Carey Brewster was born in 1918, the youngest of 12 children.

“I remember he was very good looking,” Doris Thompson, Brewster’s niece who lives in West Monroe, said.

Thompson said she was “very, very young” when her uncle went into the service, but she still remembers his smile.

There’s a picture online of a smiling Brewster wearing a leather flying helmet, goggles on his forehead.

According to a story in the March 23, 1932, edition of the The Leader, Brewster’s father, George W. Brewster, was a well-known farmer, who at the time owned 480 acres located 10 miles northeast of Ruston on what was then the Ruston-Farmerville Road.

Carey Brewster graduated from Ruston High School, where family members say he played football, and in 1941, he earned a degree from Louisiana Polytechnic Institute, now Louisiana Tech University.

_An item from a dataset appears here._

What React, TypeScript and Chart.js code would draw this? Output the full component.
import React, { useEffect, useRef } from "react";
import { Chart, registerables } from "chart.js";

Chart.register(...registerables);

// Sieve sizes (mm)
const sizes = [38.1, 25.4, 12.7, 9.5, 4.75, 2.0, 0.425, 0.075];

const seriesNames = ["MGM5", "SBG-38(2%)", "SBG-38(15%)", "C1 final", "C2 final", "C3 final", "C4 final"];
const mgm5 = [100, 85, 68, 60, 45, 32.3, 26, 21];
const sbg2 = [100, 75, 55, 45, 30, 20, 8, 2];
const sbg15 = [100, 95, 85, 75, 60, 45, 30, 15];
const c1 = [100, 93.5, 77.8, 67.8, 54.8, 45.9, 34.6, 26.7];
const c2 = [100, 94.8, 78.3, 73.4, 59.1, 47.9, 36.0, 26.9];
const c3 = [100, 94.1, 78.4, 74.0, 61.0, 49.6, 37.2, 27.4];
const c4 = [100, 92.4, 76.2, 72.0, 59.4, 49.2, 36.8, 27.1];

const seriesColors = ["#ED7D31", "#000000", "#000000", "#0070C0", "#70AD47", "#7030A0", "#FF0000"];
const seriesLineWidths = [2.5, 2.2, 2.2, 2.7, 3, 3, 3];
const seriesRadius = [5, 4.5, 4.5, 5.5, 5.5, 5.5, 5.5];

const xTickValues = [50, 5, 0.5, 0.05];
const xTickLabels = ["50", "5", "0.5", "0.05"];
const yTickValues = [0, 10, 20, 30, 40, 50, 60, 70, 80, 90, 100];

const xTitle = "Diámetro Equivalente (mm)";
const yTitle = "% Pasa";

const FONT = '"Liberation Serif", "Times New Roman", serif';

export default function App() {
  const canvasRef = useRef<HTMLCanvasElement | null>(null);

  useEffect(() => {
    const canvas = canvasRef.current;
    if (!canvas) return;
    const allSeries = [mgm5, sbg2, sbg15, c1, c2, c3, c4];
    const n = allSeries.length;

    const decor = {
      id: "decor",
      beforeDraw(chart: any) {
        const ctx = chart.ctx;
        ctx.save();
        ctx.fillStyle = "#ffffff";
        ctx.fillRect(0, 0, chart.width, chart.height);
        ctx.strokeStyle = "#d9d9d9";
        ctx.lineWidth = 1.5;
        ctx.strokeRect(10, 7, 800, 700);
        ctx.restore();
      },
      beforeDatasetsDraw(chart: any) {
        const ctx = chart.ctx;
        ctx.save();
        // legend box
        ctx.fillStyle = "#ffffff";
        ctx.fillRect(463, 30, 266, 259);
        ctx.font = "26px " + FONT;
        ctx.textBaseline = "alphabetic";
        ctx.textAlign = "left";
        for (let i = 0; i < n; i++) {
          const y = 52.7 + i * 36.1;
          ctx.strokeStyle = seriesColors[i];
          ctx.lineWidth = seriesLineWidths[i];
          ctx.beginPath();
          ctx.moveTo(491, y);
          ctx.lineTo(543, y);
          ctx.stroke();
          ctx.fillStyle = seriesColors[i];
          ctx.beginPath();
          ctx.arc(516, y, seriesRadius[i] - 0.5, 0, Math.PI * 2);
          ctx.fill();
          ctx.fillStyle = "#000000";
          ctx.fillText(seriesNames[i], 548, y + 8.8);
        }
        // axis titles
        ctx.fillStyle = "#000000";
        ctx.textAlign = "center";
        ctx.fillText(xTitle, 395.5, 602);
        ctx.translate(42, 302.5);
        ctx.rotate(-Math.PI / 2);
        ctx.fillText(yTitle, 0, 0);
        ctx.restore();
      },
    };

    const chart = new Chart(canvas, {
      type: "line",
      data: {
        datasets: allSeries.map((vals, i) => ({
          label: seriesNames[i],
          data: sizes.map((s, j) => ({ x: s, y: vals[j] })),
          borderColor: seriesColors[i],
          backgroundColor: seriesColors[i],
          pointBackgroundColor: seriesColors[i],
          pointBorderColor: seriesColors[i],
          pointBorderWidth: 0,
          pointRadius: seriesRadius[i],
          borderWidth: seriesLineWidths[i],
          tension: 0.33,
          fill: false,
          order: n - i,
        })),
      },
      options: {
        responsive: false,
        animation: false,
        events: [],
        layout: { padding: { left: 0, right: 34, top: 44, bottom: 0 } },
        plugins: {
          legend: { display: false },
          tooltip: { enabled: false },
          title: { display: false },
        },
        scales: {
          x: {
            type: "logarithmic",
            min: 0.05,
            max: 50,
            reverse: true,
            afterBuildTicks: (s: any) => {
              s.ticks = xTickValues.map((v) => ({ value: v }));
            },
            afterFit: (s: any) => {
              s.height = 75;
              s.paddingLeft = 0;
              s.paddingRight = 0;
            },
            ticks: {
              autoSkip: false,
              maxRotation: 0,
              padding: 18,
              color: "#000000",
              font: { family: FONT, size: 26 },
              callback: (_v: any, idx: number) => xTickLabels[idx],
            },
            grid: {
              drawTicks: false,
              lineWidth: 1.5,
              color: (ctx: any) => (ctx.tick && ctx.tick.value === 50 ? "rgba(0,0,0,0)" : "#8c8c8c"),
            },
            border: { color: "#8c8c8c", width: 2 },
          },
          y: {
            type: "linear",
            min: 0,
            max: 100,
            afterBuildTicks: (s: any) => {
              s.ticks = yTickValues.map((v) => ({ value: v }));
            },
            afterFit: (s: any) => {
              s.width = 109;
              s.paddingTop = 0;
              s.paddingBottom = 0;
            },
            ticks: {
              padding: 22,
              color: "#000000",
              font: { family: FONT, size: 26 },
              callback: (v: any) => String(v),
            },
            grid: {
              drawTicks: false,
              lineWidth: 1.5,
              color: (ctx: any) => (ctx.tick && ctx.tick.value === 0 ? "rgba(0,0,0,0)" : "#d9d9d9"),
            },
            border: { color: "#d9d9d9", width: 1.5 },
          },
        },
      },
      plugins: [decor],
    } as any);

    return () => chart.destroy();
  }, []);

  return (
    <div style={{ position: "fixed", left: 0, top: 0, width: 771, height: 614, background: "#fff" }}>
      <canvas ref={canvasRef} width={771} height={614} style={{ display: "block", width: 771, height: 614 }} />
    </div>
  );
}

He played football at Tech, too.

The same year he graduated, Brewster joined the National Guard as a sergeant in the coastal artillery corps. According to the American War Memorials Overseas website, Brewster, who was single at the time, listed his civilian occupation as “actors and actresses.”

In January 1942, he volunteered for the Army Air Forces and trained as a pilot in Texas.

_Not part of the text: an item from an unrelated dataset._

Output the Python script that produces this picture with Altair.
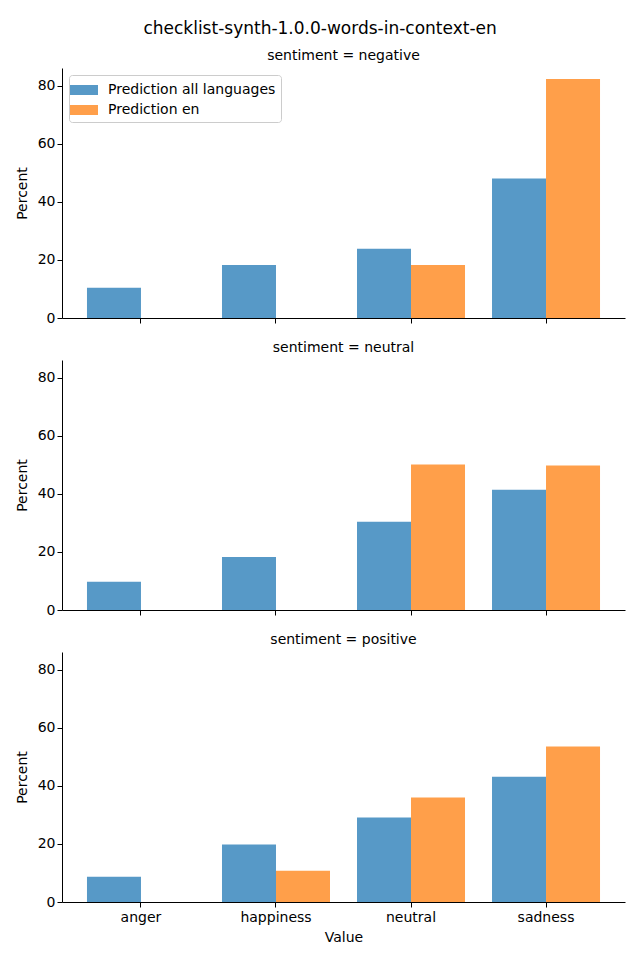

That’s apparently where he met his wife, Kate, who was teaching home economics at Dalhart High School.

Though online burial records indicate Brewster had a daughter, it appears from his date of deployment to England for final D-Day training that he likely never knew her.

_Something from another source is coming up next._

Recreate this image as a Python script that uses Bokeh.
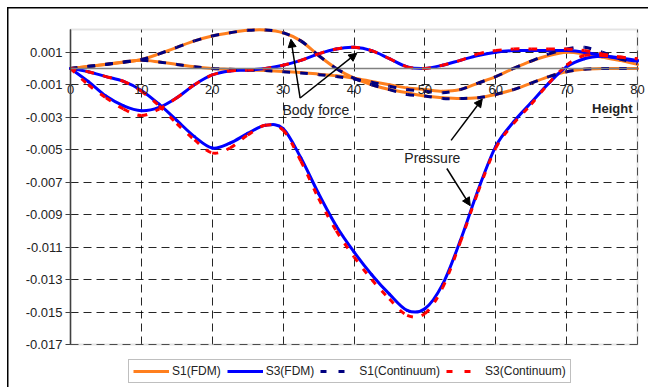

Brewster was assigned to the 9th Air Force 437th Troop Carrier Group 84th Squadron. He earned his wings in November 1942. He was an operations officer for the 84th and 86th squadrons.

In December 1943, U.S. Gen. Dwight D. Eisenhower was appointed as Supreme Allied Commander, in overall charge of Operation Overlord, the code name for D-Day. Detailed preparations were about to get underway, though no precise date had been set for the invasion.

At the start of 1944, planning for D-Day took on a greater urgency.

The newly appointed Allied commanders begin revising the draft plans. They decided the number of troops to be landed on D-Day needed to be considerably increased, and that more aircraft needed to be pulled in.

At the time, Brewster was still apparently training stateside.

The motorless Waco-CG that he piloted was the most widely used American troop and cargo glider in World War II. It was America’s first military stealth aircraft.

The 48-foot-long gliders had a wingspan of almost 84 feet and a maximum towed speed of 150 mph. The gliders were expendable by nature; for that reason, some sources say being a glider pilot was not always considered a plum assignment.

In February 1944, aircraft from Brewster’s 437th TCG began to arrive at Ramsbury.

In March, pilots began practicing towing gliders.

By April, the Allied commanders had completed the plan for D- Day.

According to an online history of Ramsbury, the men there were briefed about their pending mission on June 4 and sworn to secrecy. June 5 was to be the day.

But the weather didn’t cooperate.

At 4:15 a.m. on June 5, 1944, the Allied commanders met one final time to hear the weather forecast. This time it was good, and D-Day took place the next day.

A few hours later, junior officers began to open their sealed orders and find out the location of the landings.

It took four months for the War Department to announce that Carey Brewster had been killed in action.

According to a story in the Oct. 12, 1944 edition of The Canyon ( Texas) News — Brewster’s wife’s parents lived there — Brewster was reported missing in action following the D-Day operation.

The War Department revealed his death via telegram in early October 1944.

“He was with the first wave of gliders that swooped down into those muzzles of the German guns on the Normandy peninsula and helped prepare the landing for the boys on the beaches,” the story said.

When word of Brewster’s death was received, his wife and 2 ½-month-old daughter were visiting Brewster’s parents in Ruston. The story said Brewster’s widow and child moved back to Texas to live with her parents.

Brewster was awarded the Air Medal for heroic actions or meritorious service while participating in aerial flight, and the Purple Heart.

Carey Brewster is buried in the Normandy American Cemetery in Colleville-sur-Mer, France.